Work required: Copy exactly, and only, the lines below from the first through the one containing "const scoreTicks = [0, 1, 2, 3, 4, 5];", both included; pictures are omitted.

'''

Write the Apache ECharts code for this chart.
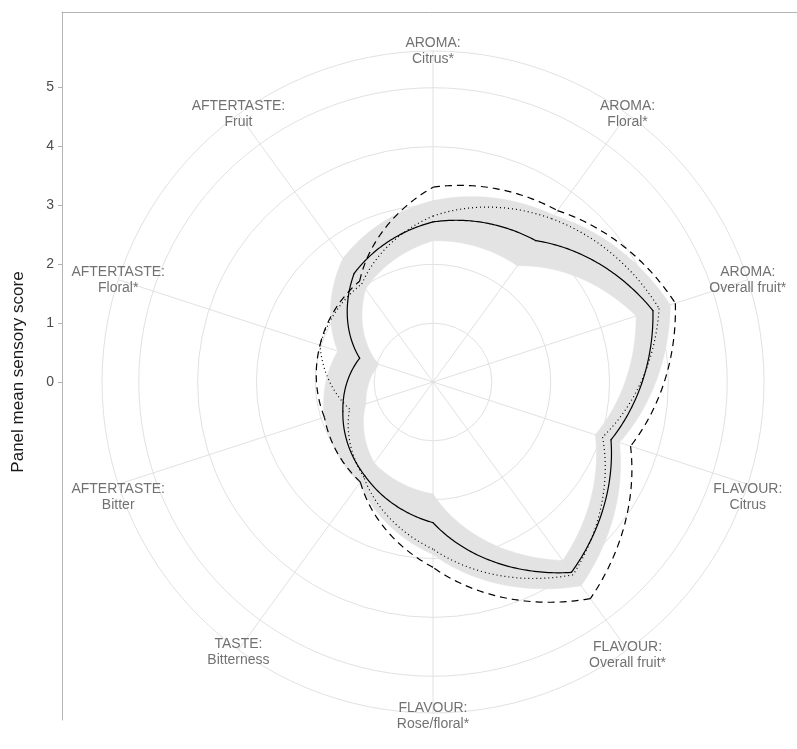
<!DOCTYPE html>
<html>
<head>
<meta charset="utf-8">
<script src="https://cdn.jsdelivr.net/npm/echarts@6/dist/echarts.min.js"></script>
<style>
  html, body { margin: 0; padding: 0; background: #ffffff; }
  #chart { width: 797px; height: 749px; }
</style>
</head>
<body>
<div id="chart"></div>
<script>
// Sensory attributes, clockwise from the top
const categories = [
  'AROMA:\nCitrus*',
  'AROMA:\nFloral*',
  'AROMA:\nOverall fruit*',
  'FLAVOUR:\nCitrus',
  'FLAVOUR:\nOverall fruit*',
  'FLAVOUR:\nRose/floral*',
  'TASTE:\nBitterness',
  'AFTERTASTE:\nBitter',
  'AFTERTASTE:\nFloral*',
  'AFTERTASTE:\nFruit'
];

// Panel mean scores for the three samples
const solidScores  = [2.72, 2.97, 3.93, 3.18, 4.00, 2.39, 1.97, 1.61, 1.31, 2.28];
const dottedScores = [2.82, 3.43, 4.04, 3.03, 4.05, 2.84, 2.00, 1.49, 2.02, 2.06];
const dashedScores = [3.31, 3.60, 4.33, 3.53, 4.55, 3.15, 2.10, 1.94, 2.02, 2.12];

// Shaded interval around the solid profile
const bandLower = [2.40, 2.44, 3.63, 2.90, 3.75, 1.90, 1.70, 1.20, 0.97, 1.95];
const bandUpper = [3.08, 3.50, 4.24, 3.33, 4.28, 2.93, 2.12, 1.94, 1.70, 2.60];

// Score axis ticks
const scoreTicks = [0, 1, 2, 3, 4, 5];

const STEP = 360 / categories.length;
const R_OUTER = 5.625;          // outer ring, where the attribute labels sit
const FONT = "'Liberation Sans', Arial, Helvetica, sans-serif";
const GRID_COLOR = '#dedede';
const FRAME_COLOR = '#b3b3b3';
const TEXT_GREY = '#4d4d4d';
// small vertical nudges of the attribute labels (px)
const LABEL_NUDGE = [0, 0, 0, 13, 5, 3, 2, 13, 0, 0];

// Points along a polar segment where radius changes linearly with angle
function spiral(api, rA, rB, aA, aB) {
  const n = 60;
  const pts = [];
  for (let k = 0; k <= n; k++) {
    const t = k / n;
    pts.push(api.coord([rA + (rB - rA) * t, aA + (aB - aA) * t]));
  }
  return pts;
}

function profileSeries(name, values, dash, cap) {
  return {
    type: 'custom',
    name: name,
    coordinateSystem: 'polar',
    silent: true,
    data: values.map((v, i) => [v, i * STEP]),
    renderItem: function (params, api) {
      const i = params.dataIndex;
      const j = (i + 1) % values.length;
      return {
        type: 'polyline',
        shape: { points: spiral(api, values[i], values[j], i * STEP, (i + 1) * STEP) },
        style: { stroke: '#000000', lineWidth: 1.2, lineDash: dash, lineCap: cap, fill: null }
      };
    }
  };
}

const bandSeries = {
  type: 'custom',
  name: 'interval',
  coordinateSystem: 'polar',
  silent: true,
  data: bandLower.map((v, i) => [v, i * STEP]),
  renderItem: function (params, api) {
    const i = params.dataIndex;
    const j = (i + 1) % bandLower.length;
    const a0 = i * STEP, a1 = (i + 1) * STEP;
    const outer = spiral(api, bandUpper[i], bandUpper[j], a0, a1);
    const inner = spiral(api, bandLower[i], bandLower[j], a0, a1).reverse();
    return {
      type: 'polygon',
      shape: { points: outer.concat(inner) },
      style: { fill: '#e3e3e3', stroke: '#e3e3e3', lineWidth: 0.6 }
    };
  }
};

const labelSeries = {
  type: 'scatter',
  coordinateSystem: 'polar',
  silent: true,
  clip: false,
  symbolSize: 1,
  itemStyle: { color: 'rgba(0,0,0,0)' },
  data: categories.map((c, i) => ({
    value: [R_OUTER, i * STEP],
    label: { offset: [0, LABEL_NUDGE[i]] }
  })),
  label: {
    show: true,
    position: 'inside',
    formatter: p => categories[p.dataIndex],
    color: TEXT_GREY,
    fontFamily: FONT,
    fontSize: 14,
    lineHeight: 16,
    align: 'center',
    verticalAlign: 'middle'
  }
};

const chart = echarts.init(document.getElementById('chart'), null, { renderer: 'canvas' });

chart.setOption({
  animation: false,
  backgroundColor: '#ffffff',
  textStyle: { fontFamily: FONT },
  polar: { center: [433, 382], radius: 331 },
  angleAxis: {
    type: 'value',
    min: 0,
    max: 360,
    interval: STEP,
    startAngle: 90,
    clockwise: true,
    axisLine: { show: false },
    axisTick: { show: false },
    axisLabel: { show: false },
    splitLine: { show: true, lineStyle: { color: GRID_COLOR, width: 0.9 } }
  },
  radiusAxis: {
    type: 'value',
    min: 0,
    max: R_OUTER,
    interval: 1,
    axisLine: { show: false },
    axisTick: { show: false },
    axisLabel: { show: false },
    splitLine: { show: true, lineStyle: { color: GRID_COLOR, width: 0.9 } }
  },
  grid: [
    { left: 62, top: 87, height: 295, width: 700 },
    { left: 62, top: 12, right: 0, bottom: 29 }
  ],
  xAxis: [
    { gridIndex: 0, type: 'value', show: false, min: 0, max: 1 },
    {
      gridIndex: 1, type: 'value', position: 'top', min: 0, max: 1,
      axisLine: { show: true, onZero: false, lineStyle: { color: FRAME_COLOR, width: 1 } },
      axisTick: { show: false }, axisLabel: { show: false }, splitLine: { show: false }
    }
  ],
  yAxis: [
    {
      gridIndex: 0, type: 'value', min: scoreTicks[0], max: scoreTicks[scoreTicks.length - 1], interval: 1,
      axisLine: { show: false },
      axisTick: { show: true, length: 4, lineStyle: { color: FRAME_COLOR } },
      axisLabel: { color: TEXT_GREY, fontSize: 14, margin: 8, fontFamily: FONT },
      splitLine: { show: false }
    },
    {
      gridIndex: 1, type: 'value', min: 0, max: 1,
      axisLine: { show: true, onZero: false, lineStyle: { color: FRAME_COLOR, width: 1 } },
      axisTick: { show: false }, axisLabel: { show: false }, splitLine: { show: false }
    }
  ],
  graphic: [
    {
      type: 'text',
      x: 18,
      y: 372,
      rotation: Math.PI / 2,
      silent: true,
      style: {
        text: 'Panel mean sensory score',
        fill: '#1a1a1a',
        font: "17px 'Liberation Sans', Arial, sans-serif",
        align: 'center',
        verticalAlign: 'middle'
      }
    }
  ],
  series: [
    bandSeries,
    profileSeries('solid', solidScores, null, 'round'),
    profileSeries('dotted', dottedScores, [1, 3], 'butt'),
    profileSeries('dashed', dashedScores, [7, 5], 'butt'),
    labelSeries
  ]
});
</script>
</body>
</html>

'''

Task response:
Write the Apache ECharts code for this chart.
<!DOCTYPE html>
<html>
<head>
<meta charset="utf-8">
<script src="https://cdn.jsdelivr.net/npm/echarts@6/dist/echarts.min.js"></script>
<style>
  html, body { margin: 0; padding: 0; background: #ffffff; }
  #chart { width: 797px; height: 749px; }
</style>
</head>
<body>
<div id="chart"></div>
<script>
// Sensory attributes, clockwise from the top
const categories = [
  'AROMA:\nCitrus*',
  'AROMA:\nFloral*',
  'AROMA:\nOverall fruit*',
  'FLAVOUR:\nCitrus',
  'FLAVOUR:\nOverall fruit*',
  'FLAVOUR:\nRose/floral*',
  'TASTE:\nBitterness',
  'AFTERTASTE:\nBitter',
  'AFTERTASTE:\nFloral*',
  'AFTERTASTE:\nFruit'
];

// Panel mean scores for the three samples
const solidScores  = [2.72, 2.97, 3.93, 3.18, 4.00, 2.39, 1.97, 1.61, 1.31, 2.28];
const dottedScores = [2.82, 3.43, 4.04, 3.03, 4.05, 2.84, 2.00, 1.49, 2.02, 2.06];
const dashedScores = [3.31, 3.60, 4.33, 3.53, 4.55, 3.15, 2.10, 1.94, 2.02, 2.12];

// Shaded interval around the solid profile
const bandLower = [2.40, 2.44, 3.63, 2.90, 3.75, 1.90, 1.70, 1.20, 0.97, 1.95];
const bandUpper = [3.08, 3.50, 4.24, 3.33, 4.28, 2.93, 2.12, 1.94, 1.70, 2.60];

// Score axis ticks
const scoreTicks = [0, 1, 2, 3, 4, 5];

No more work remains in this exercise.